La norma intende infatti giovarsi degli effetti della sostituzione automatica di clausole (benché non ne abbia neppure i contenuti, ove solo si consideri che l’unico riferimento “materiale” è all’art. 176, co. 4, lett. a), d.lgs. n. 50/2016, cioè a un mero criterio di commisurazione delle spettanze del concessionario a seguito di revoca della concessione per inadempimento del concedente o per motivi di pubblico interesse) al solo fine di determinare l’applicazione delle conseguenze di cui all’art. 1419, co. 2, c.c.  e così attingere il risultato della suddetta alterazione modificativa, senza possibilità di reazione e tutela della controparte privata. 

Siamo insomma di fronte a un vero e proprio paralogismo (a non voler credere che si tratti di un deliberato sofisma): la nuova disposizione presuntiva contestualmente adottata dovrebbe per intero e satisfattivamente corrispondere al rigoroso regime codicistico della nullità parziale di cui all’art. 1419, co. 2, c.c. (quella, per intenderci, che consente la “sopravvivenza” del contratto in ragione della surrogazione delle clausole nulle con altre viceversa valide). Così operando, l’art. 35 si innesta su un atto di autonomia, riducendolo a mero consenso iniziale di adesione, perché la (simulata) integrazione inibisce alla parte privata di giovarsi della previsione di cui all’art. 1419, co. 1, che viceversa sancisce la nullità dell’intero contratto nel caso in cui il vizio infici una parte del contenuto senza la quale i contraenti non avrebbero concluso il patto, che è un precetto manifestamente ispirato ai canoni di equità e di eguaglianza e, dunque, conforme all’art. 3 Cost.

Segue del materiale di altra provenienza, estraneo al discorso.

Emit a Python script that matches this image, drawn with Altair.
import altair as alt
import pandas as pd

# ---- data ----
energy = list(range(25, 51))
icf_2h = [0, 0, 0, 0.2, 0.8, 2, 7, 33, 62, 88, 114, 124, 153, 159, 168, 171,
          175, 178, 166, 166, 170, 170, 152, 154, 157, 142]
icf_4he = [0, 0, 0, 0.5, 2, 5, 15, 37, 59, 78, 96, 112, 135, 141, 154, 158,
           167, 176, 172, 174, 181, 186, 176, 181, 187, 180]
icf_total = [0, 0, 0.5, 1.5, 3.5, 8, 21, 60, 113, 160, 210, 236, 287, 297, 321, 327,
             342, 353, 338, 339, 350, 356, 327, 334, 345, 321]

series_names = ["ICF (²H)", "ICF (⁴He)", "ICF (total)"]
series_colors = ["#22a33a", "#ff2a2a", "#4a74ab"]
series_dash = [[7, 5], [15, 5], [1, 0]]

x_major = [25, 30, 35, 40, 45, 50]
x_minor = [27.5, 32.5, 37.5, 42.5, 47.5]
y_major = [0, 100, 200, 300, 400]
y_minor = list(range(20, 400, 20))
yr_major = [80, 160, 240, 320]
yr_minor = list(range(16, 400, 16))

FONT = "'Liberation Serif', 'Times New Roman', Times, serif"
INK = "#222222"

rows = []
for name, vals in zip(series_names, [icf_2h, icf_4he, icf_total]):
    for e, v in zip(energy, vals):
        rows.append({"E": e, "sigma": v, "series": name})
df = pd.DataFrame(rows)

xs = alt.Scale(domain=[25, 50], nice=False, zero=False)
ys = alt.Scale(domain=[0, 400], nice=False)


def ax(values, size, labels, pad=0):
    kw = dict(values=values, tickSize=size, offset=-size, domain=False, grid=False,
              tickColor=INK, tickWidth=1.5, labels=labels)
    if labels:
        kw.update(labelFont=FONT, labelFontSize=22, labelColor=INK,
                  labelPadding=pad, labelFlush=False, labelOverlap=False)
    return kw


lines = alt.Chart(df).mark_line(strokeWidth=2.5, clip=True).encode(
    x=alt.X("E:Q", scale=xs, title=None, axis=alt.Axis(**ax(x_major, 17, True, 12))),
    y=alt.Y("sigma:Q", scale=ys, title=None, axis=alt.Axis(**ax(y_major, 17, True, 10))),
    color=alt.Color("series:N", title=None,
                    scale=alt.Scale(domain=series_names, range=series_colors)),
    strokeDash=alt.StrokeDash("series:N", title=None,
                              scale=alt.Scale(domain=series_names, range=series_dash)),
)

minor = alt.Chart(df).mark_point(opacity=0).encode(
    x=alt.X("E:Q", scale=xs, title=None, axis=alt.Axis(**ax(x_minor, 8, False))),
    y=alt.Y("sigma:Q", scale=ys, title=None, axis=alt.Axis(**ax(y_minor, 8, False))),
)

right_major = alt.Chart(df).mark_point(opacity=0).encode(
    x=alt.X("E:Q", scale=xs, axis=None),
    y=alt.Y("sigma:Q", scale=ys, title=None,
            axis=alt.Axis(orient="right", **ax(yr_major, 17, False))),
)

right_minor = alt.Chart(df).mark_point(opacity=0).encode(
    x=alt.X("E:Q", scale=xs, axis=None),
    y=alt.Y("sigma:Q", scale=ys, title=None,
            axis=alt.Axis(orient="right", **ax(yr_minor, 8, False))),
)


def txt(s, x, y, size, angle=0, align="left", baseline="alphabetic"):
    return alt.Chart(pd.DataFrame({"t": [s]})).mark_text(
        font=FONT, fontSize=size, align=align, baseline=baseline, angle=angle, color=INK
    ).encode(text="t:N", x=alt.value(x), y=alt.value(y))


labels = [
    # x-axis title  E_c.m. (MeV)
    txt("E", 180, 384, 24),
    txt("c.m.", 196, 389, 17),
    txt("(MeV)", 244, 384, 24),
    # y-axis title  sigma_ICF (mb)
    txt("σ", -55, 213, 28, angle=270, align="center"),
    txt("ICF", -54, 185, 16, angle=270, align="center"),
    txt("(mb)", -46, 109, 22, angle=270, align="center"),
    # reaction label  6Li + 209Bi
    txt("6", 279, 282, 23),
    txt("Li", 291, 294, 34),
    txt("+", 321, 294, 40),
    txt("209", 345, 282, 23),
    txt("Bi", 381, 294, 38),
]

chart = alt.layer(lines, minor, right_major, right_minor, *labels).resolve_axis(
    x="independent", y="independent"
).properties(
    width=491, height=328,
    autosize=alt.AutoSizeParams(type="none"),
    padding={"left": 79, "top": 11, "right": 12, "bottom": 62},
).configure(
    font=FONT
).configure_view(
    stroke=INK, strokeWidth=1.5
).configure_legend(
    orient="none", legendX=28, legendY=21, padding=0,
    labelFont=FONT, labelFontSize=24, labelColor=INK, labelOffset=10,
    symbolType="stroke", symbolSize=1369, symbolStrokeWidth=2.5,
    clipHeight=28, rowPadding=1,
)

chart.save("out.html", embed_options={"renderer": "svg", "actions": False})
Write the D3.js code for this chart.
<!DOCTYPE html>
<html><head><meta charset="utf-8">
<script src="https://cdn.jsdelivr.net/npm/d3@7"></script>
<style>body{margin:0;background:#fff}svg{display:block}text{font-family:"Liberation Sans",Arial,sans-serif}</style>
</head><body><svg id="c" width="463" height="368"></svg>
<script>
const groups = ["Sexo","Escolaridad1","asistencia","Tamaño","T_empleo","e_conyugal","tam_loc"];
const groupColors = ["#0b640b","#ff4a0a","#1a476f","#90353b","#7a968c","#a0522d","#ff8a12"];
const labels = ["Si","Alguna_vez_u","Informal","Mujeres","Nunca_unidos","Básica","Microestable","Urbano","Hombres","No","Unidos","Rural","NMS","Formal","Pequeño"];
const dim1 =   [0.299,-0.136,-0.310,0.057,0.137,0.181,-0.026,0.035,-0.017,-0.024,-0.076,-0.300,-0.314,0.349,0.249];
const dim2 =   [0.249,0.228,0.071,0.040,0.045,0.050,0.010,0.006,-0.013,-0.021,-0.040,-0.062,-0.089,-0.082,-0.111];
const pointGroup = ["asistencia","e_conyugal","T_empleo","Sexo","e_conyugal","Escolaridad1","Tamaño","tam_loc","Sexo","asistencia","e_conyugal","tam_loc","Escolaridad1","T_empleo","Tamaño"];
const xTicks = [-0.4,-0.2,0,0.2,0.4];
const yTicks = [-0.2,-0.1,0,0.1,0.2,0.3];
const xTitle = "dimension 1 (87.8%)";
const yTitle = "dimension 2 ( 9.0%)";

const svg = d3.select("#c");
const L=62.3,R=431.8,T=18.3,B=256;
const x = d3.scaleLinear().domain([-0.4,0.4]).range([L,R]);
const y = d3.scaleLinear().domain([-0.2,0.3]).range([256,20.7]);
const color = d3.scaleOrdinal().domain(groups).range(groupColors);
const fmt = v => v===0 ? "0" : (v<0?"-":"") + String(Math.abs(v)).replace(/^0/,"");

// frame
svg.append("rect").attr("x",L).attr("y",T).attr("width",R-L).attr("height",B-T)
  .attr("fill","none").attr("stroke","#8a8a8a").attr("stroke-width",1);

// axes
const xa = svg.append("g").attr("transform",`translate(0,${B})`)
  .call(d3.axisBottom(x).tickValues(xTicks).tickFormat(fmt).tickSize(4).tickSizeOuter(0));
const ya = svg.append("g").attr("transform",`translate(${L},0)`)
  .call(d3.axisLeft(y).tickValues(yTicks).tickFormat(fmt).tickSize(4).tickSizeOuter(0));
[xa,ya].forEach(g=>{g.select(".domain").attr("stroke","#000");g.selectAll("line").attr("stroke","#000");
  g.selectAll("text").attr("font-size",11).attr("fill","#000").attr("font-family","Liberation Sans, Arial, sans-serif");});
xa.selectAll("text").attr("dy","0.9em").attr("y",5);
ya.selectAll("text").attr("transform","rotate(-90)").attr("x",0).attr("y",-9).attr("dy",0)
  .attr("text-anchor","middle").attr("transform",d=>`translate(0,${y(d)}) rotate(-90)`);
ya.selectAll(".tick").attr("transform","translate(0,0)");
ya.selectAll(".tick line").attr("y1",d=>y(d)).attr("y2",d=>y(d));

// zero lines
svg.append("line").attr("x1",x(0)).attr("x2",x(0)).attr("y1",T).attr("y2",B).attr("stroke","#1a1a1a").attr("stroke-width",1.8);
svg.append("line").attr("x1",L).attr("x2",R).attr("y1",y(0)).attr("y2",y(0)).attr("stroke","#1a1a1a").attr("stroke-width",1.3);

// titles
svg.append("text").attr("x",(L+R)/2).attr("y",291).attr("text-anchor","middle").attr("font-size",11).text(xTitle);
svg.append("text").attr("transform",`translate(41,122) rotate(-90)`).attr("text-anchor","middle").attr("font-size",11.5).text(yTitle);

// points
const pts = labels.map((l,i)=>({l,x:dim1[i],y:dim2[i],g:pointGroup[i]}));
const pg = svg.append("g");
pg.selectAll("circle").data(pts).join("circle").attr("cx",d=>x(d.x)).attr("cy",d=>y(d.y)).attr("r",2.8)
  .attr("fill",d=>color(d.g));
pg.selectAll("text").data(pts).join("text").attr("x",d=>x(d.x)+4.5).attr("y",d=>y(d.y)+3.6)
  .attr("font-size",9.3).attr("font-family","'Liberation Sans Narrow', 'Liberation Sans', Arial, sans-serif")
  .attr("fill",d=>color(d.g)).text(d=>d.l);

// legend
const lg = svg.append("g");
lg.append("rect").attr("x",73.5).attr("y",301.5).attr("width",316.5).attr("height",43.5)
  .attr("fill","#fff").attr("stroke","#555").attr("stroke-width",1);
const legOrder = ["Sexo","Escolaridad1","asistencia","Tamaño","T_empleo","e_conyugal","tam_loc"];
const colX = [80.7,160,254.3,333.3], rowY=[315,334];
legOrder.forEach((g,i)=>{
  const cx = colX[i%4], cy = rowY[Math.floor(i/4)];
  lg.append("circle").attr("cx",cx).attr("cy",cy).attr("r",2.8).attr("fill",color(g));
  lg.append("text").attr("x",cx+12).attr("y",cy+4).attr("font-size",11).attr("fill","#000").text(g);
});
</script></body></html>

La norma stabilisce che le clausole colpite siano da intendersi come nulle ai sensi dell’art. 1419, co. 2, c.c.: un pudico escamotage lessicale che vorrebbe forse coprire, oltre all’assenza di norme imperative violate (e più ampiamente di interessi la cui lesione possa razionalmente giustificare la sanzione massima della nullità e, più ancora, l’ortopedia di rimpiazzo che, come si è visto, lascia sopravvivere il consenso negoziale senza alcuna considerazione per l’oggetto effettivo e sostanziale della volizione originaria), l’ulteriore forzatura della posteriorità delle clausole in sostituzione rispetto a quelle sostituite, in contrasto con l’art. 1419 c.c.

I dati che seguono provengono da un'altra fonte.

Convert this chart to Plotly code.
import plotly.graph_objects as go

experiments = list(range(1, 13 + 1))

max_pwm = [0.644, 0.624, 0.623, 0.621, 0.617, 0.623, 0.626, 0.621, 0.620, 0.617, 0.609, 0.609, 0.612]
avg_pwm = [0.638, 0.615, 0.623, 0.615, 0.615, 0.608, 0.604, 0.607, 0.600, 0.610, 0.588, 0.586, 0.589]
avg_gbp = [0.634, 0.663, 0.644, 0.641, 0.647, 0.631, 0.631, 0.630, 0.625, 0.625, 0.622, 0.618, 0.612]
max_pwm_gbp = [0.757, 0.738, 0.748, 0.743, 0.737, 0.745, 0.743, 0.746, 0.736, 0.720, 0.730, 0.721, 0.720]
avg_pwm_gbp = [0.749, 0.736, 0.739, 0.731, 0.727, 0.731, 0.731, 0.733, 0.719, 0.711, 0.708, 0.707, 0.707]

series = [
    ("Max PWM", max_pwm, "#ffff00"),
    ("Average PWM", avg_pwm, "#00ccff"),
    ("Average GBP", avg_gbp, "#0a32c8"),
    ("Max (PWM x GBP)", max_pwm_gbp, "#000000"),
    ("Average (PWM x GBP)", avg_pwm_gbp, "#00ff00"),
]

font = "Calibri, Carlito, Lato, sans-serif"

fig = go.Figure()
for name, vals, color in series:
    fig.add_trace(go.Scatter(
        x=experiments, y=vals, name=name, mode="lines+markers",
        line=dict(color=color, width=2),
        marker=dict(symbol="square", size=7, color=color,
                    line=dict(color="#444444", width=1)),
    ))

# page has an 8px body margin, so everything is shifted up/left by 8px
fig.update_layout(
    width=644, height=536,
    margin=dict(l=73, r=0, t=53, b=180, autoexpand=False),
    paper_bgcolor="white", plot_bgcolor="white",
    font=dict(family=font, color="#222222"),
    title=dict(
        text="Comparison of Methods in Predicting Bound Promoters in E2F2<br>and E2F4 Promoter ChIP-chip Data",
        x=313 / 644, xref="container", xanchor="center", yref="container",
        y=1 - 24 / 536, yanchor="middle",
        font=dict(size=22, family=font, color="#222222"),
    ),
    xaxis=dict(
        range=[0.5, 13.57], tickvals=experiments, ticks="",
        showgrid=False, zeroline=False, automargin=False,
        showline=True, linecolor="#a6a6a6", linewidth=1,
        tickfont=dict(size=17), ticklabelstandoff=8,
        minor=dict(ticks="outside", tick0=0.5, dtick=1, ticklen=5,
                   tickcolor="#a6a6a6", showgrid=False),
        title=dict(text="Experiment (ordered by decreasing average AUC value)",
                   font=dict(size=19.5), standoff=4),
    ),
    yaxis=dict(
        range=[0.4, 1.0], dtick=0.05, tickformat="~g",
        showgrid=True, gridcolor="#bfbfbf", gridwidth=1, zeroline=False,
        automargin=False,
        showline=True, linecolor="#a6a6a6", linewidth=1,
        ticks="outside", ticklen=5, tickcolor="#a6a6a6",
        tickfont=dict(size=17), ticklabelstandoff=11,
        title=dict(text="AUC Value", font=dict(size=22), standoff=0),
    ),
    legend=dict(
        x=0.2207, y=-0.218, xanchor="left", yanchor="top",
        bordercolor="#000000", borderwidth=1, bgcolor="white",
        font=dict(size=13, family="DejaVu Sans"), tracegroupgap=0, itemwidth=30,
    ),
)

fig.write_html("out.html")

La conversione del decreto, in parte qua, consumerebbe in definitiva un “attentato” alla funzione giurisdizionale e all’autonomia negoziale, consolidando quello già perpetrato dal Governo. Se le clausole fossero veramente nulle, basterebbe, infatti, che la parte pubblica lo allegasse e ne desse dimostrazione, evitando l’abuso del potere legislativo.